Il commento
Benedetto XVI e Francesco: diversi, certo. Ma i Papi non fanno scismi
Le divisioni caotiche nella Chiesa d’oggi sono altre, tante e gravi. Non serve perseguirle dando credito ai pettegolezzi e disconoscendo l'analisi
Ma certo che erano diversi, forse anche opposti. Ma l’uno, Bergoglio, è il successore dell’altro, Ratzinger. Delle preghiere non so, non me ne intendo. Delle eccezioni canonistiche nemmeno, ho letto qualcosa di teologia ma non di canonistica. So però che non è con comportamenti abusivi che si può consacrare o sconsacrare un legame di evidente continuità e evidente rottura tra i due Papi. Nei nove anni dal suo ritiro Bergoglio ha dato a Ratzinger parecchi dispiaceri, e il domenicano biografo teologico di Ratzinger, Aidan Nichols, ha firmato l’accusa di eresia per il Papa regnante, un documento corposo e bene argomentato che i giornali curiali, quasi tutti, hanno debitamente trascurato (per ignoranza e pavidità). Ma la cosa finisce qui, altro che fase due, non ci sono verifiche in Vaticano.
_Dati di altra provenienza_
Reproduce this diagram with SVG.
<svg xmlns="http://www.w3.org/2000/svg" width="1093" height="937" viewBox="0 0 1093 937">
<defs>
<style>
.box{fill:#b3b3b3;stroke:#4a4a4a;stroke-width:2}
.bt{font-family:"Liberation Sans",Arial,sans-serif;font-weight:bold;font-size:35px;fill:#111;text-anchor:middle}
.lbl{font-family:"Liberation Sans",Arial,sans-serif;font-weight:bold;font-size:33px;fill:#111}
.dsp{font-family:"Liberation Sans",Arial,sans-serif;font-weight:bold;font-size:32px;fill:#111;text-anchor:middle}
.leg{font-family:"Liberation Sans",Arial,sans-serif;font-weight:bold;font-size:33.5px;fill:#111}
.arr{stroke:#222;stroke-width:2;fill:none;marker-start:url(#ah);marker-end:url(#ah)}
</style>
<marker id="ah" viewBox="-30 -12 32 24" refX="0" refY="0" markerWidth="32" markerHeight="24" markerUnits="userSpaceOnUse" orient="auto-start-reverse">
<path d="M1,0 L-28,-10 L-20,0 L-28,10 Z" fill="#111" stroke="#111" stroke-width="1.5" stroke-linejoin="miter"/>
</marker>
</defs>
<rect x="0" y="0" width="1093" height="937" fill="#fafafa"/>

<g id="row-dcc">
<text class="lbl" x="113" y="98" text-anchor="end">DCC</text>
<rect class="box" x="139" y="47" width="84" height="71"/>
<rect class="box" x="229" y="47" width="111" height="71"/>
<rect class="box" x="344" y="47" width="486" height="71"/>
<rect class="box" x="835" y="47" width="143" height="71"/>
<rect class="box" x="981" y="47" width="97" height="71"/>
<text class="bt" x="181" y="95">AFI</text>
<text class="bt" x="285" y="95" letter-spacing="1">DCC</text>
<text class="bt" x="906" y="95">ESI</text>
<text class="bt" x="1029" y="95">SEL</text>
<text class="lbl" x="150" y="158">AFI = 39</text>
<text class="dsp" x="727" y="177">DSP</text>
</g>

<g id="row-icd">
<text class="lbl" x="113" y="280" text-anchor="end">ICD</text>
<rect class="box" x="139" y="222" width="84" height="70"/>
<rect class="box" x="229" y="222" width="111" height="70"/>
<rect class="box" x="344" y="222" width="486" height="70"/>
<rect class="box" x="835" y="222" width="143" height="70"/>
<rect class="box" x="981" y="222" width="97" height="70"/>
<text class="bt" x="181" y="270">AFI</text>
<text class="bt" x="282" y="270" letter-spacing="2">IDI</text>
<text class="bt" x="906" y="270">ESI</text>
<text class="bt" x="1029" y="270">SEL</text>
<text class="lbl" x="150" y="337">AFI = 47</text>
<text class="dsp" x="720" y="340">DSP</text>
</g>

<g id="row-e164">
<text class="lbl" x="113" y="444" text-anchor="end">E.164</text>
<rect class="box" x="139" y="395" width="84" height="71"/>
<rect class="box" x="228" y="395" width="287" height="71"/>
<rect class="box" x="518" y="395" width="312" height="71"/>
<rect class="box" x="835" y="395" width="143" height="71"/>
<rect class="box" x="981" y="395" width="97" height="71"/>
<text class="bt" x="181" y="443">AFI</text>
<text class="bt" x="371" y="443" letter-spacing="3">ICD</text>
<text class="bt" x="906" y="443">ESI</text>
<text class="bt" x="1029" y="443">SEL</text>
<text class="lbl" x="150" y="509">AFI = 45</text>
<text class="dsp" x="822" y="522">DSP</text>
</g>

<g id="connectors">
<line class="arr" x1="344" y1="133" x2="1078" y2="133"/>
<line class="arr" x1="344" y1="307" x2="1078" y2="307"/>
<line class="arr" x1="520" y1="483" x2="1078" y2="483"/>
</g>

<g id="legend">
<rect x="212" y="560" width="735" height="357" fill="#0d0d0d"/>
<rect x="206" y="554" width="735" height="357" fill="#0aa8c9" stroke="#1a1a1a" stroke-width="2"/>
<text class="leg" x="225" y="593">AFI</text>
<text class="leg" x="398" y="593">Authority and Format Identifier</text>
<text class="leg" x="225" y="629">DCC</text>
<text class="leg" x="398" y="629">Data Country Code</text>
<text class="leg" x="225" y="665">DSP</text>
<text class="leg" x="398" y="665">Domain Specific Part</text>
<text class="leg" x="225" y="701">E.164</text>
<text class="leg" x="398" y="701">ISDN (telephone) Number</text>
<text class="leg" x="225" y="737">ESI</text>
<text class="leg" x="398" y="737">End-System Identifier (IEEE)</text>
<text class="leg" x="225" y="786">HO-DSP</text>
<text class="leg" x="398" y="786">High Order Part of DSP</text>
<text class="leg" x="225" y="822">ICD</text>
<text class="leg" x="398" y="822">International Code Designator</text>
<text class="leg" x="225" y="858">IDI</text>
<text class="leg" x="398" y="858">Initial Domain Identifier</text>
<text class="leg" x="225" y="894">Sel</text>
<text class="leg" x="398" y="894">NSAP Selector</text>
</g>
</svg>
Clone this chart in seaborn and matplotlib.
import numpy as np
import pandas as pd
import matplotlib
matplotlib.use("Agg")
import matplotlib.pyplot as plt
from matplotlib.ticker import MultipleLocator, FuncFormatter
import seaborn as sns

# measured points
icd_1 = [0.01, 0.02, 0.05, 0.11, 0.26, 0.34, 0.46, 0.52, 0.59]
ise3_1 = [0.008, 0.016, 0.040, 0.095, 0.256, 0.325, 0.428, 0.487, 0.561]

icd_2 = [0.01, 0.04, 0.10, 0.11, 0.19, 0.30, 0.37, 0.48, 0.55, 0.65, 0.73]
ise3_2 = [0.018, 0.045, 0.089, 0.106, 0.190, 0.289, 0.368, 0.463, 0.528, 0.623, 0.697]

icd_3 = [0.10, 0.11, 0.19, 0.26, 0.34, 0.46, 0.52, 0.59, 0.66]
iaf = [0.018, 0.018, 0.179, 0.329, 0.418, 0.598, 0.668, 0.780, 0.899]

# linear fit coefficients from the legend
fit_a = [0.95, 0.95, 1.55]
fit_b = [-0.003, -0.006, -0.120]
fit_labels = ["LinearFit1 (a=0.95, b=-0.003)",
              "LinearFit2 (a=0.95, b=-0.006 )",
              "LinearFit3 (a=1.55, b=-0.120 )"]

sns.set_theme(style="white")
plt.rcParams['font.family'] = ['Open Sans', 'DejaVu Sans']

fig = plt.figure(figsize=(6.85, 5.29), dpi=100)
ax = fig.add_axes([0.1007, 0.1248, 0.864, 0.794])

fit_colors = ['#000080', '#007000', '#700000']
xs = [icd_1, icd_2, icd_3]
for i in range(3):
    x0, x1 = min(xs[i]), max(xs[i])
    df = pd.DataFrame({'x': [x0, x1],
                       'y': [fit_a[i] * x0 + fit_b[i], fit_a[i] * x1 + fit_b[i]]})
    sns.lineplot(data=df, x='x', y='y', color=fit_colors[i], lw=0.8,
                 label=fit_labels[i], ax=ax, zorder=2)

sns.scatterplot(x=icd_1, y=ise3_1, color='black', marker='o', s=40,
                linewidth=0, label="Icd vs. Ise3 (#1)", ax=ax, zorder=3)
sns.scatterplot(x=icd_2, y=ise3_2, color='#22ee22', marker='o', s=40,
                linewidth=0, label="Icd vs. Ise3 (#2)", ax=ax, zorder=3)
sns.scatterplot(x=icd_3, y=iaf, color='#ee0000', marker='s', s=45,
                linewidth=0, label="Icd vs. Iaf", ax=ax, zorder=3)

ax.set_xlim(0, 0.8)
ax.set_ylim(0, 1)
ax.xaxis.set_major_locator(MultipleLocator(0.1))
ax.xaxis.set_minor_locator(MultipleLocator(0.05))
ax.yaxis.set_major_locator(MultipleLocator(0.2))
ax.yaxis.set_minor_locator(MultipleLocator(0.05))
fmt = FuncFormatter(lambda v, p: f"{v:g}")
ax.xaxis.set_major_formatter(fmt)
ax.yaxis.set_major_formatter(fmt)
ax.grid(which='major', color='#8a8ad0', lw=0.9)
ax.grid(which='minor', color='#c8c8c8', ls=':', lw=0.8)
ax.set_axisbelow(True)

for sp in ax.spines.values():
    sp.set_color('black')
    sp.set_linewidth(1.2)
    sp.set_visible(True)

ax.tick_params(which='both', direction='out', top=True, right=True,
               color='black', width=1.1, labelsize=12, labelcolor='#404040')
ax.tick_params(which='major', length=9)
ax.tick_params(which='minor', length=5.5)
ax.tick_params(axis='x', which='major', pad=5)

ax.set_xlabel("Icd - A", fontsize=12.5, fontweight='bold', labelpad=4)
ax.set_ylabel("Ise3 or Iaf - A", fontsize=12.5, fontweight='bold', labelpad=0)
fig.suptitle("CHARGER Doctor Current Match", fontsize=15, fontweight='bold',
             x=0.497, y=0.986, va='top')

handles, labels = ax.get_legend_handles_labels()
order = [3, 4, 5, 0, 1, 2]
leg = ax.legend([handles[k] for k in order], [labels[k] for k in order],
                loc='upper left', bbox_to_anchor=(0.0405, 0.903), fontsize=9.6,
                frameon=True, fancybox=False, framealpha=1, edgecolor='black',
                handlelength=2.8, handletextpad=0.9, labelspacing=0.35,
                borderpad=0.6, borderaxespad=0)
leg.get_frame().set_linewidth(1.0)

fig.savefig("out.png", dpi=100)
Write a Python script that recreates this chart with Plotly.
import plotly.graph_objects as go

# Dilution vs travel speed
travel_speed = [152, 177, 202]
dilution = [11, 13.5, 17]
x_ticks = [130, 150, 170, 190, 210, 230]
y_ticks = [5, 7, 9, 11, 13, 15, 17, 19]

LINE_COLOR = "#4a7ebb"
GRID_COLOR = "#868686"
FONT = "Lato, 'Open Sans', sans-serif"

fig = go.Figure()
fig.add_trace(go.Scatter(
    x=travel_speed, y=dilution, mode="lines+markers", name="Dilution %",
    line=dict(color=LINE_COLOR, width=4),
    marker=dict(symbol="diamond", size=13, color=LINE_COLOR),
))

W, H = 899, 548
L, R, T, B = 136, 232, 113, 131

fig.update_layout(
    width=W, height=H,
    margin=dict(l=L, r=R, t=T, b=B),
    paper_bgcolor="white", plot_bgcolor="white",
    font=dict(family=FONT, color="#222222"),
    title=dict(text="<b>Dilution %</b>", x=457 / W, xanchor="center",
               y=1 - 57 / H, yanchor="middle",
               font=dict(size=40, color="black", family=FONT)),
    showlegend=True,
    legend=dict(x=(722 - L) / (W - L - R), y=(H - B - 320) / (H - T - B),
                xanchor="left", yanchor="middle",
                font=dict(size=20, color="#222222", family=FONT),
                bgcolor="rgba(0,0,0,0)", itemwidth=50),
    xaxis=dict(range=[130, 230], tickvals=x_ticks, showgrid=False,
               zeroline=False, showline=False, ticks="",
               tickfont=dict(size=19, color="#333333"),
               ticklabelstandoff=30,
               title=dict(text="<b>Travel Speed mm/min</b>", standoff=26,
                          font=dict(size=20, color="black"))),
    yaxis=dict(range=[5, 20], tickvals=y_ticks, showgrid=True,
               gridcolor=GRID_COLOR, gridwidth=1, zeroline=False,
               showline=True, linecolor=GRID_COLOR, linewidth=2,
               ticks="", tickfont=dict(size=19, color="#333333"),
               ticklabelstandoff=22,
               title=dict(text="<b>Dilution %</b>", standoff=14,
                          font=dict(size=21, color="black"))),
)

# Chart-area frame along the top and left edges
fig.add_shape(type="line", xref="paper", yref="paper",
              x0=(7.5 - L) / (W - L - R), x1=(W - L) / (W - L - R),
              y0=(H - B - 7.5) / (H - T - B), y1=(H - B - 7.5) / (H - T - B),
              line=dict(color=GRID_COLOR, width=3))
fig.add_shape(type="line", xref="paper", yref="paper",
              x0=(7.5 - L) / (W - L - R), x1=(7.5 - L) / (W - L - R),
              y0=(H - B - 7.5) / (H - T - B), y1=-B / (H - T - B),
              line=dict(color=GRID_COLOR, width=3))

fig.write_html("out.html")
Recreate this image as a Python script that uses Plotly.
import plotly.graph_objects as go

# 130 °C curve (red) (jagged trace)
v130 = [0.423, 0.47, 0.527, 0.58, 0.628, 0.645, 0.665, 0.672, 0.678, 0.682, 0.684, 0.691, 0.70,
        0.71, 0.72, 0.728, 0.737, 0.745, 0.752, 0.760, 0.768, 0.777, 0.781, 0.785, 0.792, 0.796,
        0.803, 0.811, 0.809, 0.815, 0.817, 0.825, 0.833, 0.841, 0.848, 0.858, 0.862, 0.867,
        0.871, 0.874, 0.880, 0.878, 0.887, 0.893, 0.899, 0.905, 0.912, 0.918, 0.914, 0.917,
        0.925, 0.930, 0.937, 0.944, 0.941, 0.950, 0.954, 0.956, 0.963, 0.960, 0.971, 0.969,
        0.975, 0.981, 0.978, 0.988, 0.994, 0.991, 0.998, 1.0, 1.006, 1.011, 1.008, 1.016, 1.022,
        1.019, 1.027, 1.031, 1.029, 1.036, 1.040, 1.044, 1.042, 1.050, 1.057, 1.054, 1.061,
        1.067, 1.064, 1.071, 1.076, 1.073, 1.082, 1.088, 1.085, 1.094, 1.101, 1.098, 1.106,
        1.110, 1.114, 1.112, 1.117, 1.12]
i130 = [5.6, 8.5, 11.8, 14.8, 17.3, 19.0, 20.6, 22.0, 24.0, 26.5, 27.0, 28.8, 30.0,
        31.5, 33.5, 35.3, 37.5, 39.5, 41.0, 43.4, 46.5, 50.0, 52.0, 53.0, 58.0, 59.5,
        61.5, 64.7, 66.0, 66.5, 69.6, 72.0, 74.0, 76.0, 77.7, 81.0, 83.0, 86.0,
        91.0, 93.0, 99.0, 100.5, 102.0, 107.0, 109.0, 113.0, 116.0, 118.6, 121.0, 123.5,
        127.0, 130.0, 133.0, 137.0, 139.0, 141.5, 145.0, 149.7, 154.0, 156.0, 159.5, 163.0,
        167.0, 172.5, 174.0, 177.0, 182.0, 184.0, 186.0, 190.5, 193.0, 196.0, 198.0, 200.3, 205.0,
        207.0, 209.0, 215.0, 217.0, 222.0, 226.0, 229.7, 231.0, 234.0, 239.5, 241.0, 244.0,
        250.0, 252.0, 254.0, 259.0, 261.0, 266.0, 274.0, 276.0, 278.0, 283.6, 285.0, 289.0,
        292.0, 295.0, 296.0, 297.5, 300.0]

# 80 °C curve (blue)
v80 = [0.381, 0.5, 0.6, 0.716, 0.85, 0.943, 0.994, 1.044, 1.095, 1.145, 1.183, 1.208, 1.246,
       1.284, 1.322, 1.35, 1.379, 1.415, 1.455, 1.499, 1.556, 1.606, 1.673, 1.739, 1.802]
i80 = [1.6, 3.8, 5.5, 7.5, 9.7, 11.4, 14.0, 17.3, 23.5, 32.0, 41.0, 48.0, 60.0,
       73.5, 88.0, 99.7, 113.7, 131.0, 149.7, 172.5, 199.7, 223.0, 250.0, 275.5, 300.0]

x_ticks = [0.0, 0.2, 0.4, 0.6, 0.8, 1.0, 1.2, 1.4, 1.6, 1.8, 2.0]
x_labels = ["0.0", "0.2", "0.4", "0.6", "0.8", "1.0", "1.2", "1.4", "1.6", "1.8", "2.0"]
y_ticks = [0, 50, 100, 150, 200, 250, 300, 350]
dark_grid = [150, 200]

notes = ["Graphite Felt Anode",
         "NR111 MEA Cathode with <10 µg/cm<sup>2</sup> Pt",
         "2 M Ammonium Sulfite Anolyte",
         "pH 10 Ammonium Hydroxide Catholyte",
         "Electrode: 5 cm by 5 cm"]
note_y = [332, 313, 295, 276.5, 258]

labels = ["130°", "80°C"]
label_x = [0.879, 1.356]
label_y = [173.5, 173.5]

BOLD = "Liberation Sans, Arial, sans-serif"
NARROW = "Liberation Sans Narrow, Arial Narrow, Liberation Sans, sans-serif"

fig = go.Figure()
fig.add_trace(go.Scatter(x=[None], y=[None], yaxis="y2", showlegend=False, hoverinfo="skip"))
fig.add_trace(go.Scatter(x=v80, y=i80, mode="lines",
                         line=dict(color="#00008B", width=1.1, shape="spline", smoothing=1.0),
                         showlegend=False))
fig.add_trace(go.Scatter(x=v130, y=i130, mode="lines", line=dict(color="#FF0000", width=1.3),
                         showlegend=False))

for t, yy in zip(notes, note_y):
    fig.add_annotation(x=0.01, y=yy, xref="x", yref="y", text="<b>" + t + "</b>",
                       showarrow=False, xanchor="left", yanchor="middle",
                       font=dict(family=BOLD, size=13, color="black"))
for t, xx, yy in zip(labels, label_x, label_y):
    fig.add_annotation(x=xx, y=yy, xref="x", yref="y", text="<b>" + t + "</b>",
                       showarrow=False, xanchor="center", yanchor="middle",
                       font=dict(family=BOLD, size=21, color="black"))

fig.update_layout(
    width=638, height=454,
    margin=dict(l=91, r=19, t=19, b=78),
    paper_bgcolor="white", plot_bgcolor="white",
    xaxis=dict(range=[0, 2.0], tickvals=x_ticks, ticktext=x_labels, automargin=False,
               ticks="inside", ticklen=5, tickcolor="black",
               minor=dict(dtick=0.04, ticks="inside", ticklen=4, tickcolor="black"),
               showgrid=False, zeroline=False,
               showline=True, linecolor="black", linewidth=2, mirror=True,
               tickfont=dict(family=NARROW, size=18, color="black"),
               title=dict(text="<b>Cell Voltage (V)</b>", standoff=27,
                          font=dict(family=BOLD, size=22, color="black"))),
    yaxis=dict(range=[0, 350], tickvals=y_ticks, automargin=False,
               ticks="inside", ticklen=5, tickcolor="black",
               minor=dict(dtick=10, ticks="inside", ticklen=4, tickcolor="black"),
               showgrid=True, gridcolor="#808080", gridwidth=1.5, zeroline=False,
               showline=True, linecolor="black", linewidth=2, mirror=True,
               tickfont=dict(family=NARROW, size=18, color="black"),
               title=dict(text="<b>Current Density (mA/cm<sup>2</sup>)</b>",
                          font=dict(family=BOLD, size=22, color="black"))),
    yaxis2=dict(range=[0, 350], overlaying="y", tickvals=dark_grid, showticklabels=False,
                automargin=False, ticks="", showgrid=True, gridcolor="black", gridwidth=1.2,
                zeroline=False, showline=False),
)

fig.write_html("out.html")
Le basi parascismatiche delle divisioni caotiche nella Chiesa d’oggi sono nelle cose, anche nei pasticci di Casa di Santa Marta, in certe scelte piccine e trascurate, nel sorriso tirato e nelle interviste dell’uomo che si è detto alter Christus, col nome di Francesco, e che viene dall’Argentina dove si guarda bene dal rimettere piede, sono nel dilagare della politica delle conferenze episcopali, dannazione per Ratzinger, sinodalità per Bergoglio, non nella successione petrina e nell’emeritamento del Papa ora trapassato.
Benedetto voleva significare la sopravvivenza anche monasteriale dell’Europa e della cultura occidentale giudaica e cristiana, caritas di Dio, contraddizione al mondo. Francesco ha voluto dire amore umano generico o letizia per tutti, povertà evangelica, dialogo interreligioso spinto fino al silenzio sul Dio oggi odiato dalle giovani generazioni oppresse in suo nome in Iran, rigetto del giudizio, ridimensionamento del peccato sacramentale, predicazione interculturale gesuitica, adesione al mondo, ambiente, qualche banalità giornalistica di troppo, quella strana cosa che è la teologia del popolo.
Detto questo, Ratzinger era anche un mite osservante, il suo Dio era cattolico, non avrebbe mai disconosciuto il Conclave che elesse il suo successore, e delle sue dimissioni, ingravescente aetate, dal ministero e dal munus petrino avevamo scritto un anno prima, in una pagina disinformata ma verosimile, su questo giornale che non conosce pettegolezzi e non disconosce l’analisi. Bergoglio lo ha fatto lui, e se l’è bevuto come doveroso fino all’ultimo sorso.
Che in morte di Benedetto, questo sant’uomo elegante e gentile, questo intellettuale e pastore decisivo per la nostra epoca, si possa concepire un ulteriore indebolimento della Chiesa latina, dal lato cataclismatico del neoprotestantesimo tedesco o da quello di un tradizionalismo cupo e troppo ricco per essere credibile, va escluso. La Chiesa d’oggi è diventata, profeta il maggior cardinale degli ultimi decenni, Camillo Ruini, irrilevante e ciarliera; questo non significa che la sua dissoluzione o spaccatura, la sua divisione in sette, in arciconfraternite vaganti per il mondo moderno, sia uno scopo da perseguire per alcuno che abbia la testa sulle spalle e la mozzetta sulla testa.